▶ **DATASET SECTION**:
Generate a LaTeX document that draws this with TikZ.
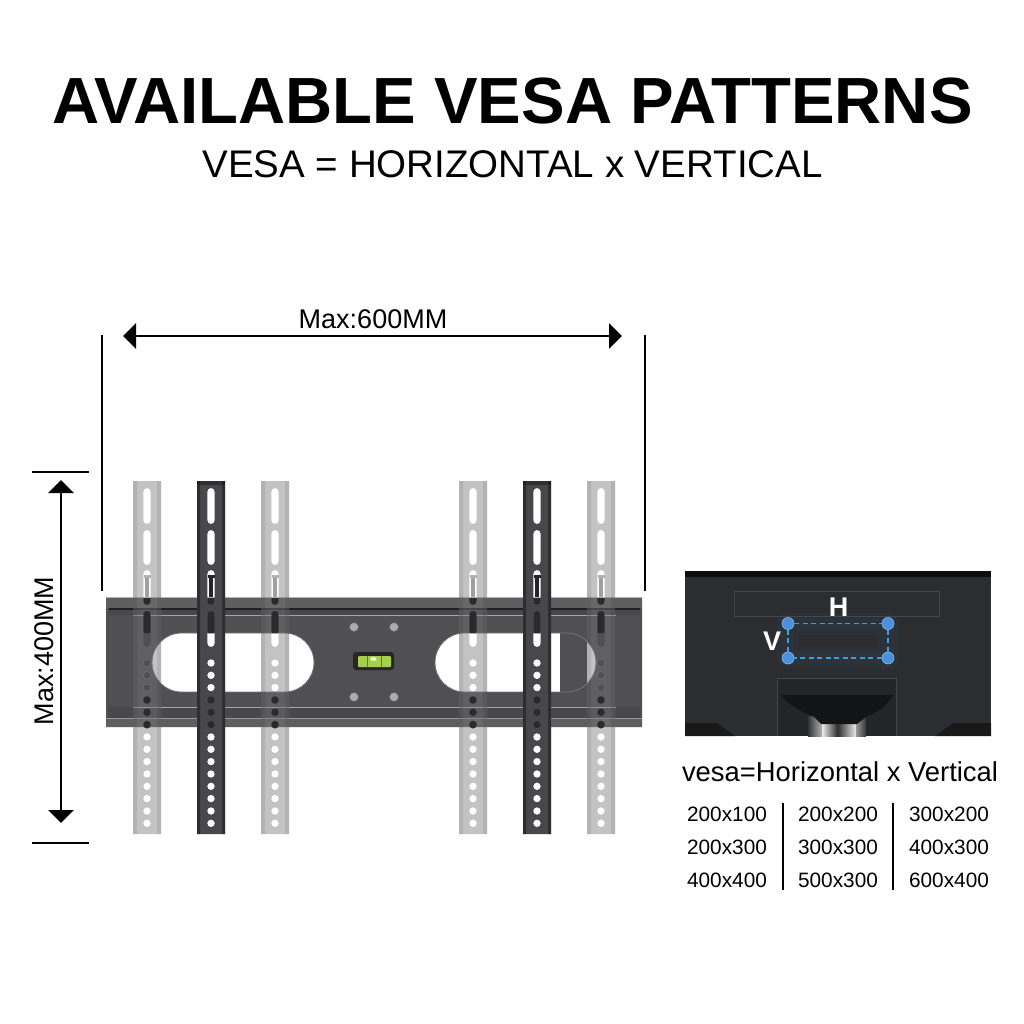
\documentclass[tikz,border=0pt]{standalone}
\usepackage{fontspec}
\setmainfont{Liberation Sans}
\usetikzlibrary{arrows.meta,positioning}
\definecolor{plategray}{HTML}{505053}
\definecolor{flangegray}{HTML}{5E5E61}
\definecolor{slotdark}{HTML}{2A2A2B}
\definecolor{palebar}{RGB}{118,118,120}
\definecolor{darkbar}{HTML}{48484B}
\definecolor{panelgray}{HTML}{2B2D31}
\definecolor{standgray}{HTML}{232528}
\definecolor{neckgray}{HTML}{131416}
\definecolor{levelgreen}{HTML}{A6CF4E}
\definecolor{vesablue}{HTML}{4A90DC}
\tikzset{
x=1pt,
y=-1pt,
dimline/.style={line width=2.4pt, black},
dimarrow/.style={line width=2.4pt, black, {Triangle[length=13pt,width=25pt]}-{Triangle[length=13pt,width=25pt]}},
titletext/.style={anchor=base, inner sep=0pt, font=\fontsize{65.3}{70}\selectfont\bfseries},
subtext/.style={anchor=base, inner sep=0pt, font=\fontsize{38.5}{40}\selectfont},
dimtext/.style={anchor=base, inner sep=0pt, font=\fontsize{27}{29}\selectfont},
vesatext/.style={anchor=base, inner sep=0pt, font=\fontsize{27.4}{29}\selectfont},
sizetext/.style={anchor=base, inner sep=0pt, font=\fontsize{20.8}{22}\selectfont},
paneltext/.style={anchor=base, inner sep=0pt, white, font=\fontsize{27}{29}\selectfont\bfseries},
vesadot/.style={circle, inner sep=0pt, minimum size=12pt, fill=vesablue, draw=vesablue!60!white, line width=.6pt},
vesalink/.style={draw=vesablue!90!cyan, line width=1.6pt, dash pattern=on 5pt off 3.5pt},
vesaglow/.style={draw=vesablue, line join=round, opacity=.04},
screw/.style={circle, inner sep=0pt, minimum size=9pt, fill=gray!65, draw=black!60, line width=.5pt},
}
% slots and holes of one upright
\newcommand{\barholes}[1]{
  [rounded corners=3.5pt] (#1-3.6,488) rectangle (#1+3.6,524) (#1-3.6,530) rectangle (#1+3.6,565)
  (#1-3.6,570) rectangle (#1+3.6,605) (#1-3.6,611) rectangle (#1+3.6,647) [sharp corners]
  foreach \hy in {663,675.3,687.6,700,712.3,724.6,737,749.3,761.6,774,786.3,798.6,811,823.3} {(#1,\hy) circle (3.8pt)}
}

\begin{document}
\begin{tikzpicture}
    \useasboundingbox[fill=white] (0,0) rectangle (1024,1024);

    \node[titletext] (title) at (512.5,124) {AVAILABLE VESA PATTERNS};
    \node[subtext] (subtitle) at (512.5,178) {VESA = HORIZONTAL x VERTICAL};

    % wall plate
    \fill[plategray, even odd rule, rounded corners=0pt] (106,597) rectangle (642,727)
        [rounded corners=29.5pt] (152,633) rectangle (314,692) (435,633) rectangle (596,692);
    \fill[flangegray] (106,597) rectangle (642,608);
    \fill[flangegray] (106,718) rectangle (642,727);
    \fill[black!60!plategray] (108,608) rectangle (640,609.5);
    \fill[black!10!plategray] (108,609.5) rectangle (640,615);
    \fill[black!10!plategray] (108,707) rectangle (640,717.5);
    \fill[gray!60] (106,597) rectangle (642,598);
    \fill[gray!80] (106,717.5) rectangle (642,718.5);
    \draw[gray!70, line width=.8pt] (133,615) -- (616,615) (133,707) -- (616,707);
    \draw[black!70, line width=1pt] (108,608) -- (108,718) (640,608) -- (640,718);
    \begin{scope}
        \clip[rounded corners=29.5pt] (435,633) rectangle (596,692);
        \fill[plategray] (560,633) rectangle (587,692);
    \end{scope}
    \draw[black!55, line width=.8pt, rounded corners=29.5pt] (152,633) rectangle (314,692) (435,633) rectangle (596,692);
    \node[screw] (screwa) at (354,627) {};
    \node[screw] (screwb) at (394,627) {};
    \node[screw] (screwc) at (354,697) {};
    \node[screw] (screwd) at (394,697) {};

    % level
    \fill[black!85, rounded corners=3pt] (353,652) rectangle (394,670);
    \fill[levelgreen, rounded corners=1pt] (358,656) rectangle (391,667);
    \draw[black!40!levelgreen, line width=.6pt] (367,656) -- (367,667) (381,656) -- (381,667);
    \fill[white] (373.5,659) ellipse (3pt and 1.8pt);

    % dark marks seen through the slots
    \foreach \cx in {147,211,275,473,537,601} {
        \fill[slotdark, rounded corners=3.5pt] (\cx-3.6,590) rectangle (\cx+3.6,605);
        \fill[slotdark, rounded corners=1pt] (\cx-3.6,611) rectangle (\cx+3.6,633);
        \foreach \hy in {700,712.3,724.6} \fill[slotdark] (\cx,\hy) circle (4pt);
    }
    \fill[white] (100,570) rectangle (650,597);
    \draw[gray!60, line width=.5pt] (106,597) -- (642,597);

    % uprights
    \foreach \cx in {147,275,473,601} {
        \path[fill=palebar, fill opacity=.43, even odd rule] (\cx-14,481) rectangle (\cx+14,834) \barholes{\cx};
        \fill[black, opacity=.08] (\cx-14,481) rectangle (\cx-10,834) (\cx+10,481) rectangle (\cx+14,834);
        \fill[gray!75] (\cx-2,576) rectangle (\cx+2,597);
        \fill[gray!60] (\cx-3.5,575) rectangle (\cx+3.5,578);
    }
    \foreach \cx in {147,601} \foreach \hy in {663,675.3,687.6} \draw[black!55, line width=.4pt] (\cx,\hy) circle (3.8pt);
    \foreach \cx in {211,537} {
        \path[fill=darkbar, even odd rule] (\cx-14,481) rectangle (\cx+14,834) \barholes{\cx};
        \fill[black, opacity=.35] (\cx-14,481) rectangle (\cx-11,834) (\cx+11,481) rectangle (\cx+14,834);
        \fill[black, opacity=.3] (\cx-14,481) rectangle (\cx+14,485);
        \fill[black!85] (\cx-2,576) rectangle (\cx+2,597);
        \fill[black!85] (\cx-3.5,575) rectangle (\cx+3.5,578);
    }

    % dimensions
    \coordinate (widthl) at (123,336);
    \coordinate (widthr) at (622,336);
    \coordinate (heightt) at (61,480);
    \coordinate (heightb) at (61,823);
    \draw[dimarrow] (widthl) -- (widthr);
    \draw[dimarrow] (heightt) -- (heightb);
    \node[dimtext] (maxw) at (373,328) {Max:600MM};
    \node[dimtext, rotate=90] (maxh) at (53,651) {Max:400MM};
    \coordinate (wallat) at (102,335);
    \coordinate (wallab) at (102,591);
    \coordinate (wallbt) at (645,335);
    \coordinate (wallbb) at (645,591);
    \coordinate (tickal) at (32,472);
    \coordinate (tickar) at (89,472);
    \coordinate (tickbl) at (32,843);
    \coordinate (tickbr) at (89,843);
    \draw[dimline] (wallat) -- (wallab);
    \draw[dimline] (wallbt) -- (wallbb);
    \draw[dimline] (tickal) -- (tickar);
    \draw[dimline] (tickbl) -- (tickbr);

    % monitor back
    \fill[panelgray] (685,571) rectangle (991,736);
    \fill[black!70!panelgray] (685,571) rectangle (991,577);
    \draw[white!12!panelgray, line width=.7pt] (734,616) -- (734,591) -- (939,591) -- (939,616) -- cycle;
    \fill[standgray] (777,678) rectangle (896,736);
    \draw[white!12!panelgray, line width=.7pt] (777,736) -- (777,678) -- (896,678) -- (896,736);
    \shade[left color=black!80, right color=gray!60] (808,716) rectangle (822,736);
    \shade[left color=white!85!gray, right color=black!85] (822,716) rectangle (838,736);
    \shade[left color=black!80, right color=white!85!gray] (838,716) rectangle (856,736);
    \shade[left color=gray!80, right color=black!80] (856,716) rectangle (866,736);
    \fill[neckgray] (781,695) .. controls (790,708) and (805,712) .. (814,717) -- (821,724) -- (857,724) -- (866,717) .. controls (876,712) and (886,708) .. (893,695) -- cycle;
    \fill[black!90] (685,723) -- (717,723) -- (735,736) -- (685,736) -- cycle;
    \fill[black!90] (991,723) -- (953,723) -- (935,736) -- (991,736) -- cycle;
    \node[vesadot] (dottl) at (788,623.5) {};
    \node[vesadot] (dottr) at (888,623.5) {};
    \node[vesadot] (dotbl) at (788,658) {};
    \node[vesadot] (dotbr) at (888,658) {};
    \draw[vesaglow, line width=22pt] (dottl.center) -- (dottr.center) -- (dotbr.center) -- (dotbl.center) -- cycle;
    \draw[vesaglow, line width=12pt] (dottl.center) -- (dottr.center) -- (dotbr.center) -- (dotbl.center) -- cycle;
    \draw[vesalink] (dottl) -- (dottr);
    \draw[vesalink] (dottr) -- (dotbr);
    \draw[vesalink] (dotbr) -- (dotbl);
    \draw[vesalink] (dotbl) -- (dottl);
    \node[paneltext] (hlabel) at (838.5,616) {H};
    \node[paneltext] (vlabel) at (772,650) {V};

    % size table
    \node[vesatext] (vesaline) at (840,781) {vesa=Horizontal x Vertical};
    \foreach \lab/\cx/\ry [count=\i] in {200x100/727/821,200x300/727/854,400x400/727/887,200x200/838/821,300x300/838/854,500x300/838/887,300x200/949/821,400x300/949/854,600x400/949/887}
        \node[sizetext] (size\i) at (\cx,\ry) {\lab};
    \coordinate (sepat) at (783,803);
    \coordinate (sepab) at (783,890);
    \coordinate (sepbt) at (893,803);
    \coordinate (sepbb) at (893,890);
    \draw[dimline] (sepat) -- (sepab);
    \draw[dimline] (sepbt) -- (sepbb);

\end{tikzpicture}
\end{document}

▶ **TASK REQUIREMENTS**:
Starting at the top of the listing above, please restate word for word each line up to and including the one that holds "(0,0) rectangle (1024,1024);", omitting every image.

▶ **RESULT**:
Generate a LaTeX document that draws this with TikZ.
\documentclass[tikz,border=0pt]{standalone}
\usepackage{fontspec}
\setmainfont{Liberation Sans}
\usetikzlibrary{arrows.meta,positioning}
\definecolor{plategray}{HTML}{505053}
\definecolor{flangegray}{HTML}{5E5E61}
\definecolor{slotdark}{HTML}{2A2A2B}
\definecolor{palebar}{RGB}{118,118,120}
\definecolor{darkbar}{HTML}{48484B}
\definecolor{panelgray}{HTML}{2B2D31}
\definecolor{standgray}{HTML}{232528}
\definecolor{neckgray}{HTML}{131416}
\definecolor{levelgreen}{HTML}{A6CF4E}
\definecolor{vesablue}{HTML}{4A90DC}
\tikzset{
x=1pt,
y=-1pt,
dimline/.style={line width=2.4pt, black},
dimarrow/.style={line width=2.4pt, black, {Triangle[length=13pt,width=25pt]}-{Triangle[length=13pt,width=25pt]}},
titletext/.style={anchor=base, inner sep=0pt, font=\fontsize{65.3}{70}\selectfont\bfseries},
subtext/.style={anchor=base, inner sep=0pt, font=\fontsize{38.5}{40}\selectfont},
dimtext/.style={anchor=base, inner sep=0pt, font=\fontsize{27}{29}\selectfont},
vesatext/.style={anchor=base, inner sep=0pt, font=\fontsize{27.4}{29}\selectfont},
sizetext/.style={anchor=base, inner sep=0pt, font=\fontsize{20.8}{22}\selectfont},
paneltext/.style={anchor=base, inner sep=0pt, white, font=\fontsize{27}{29}\selectfont\bfseries},
vesadot/.style={circle, inner sep=0pt, minimum size=12pt, fill=vesablue, draw=vesablue!60!white, line width=.6pt},
vesalink/.style={draw=vesablue!90!cyan, line width=1.6pt, dash pattern=on 5pt off 3.5pt},
vesaglow/.style={draw=vesablue, line join=round, opacity=.04},
screw/.style={circle, inner sep=0pt, minimum size=9pt, fill=gray!65, draw=black!60, line width=.5pt},
}
% slots and holes of one upright
\newcommand{\barholes}[1]{
  [rounded corners=3.5pt] (#1-3.6,488) rectangle (#1+3.6,524) (#1-3.6,530) rectangle (#1+3.6,565)
  (#1-3.6,570) rectangle (#1+3.6,605) (#1-3.6,611) rectangle (#1+3.6,647) [sharp corners]
  foreach \hy in {663,675.3,687.6,700,712.3,724.6,737,749.3,761.6,774,786.3,798.6,811,823.3} {(#1,\hy) circle (3.8pt)}
}

\begin{document}
\begin{tikzpicture}
    \useasboundingbox[fill=white] (0,0) rectangle (1024,1024);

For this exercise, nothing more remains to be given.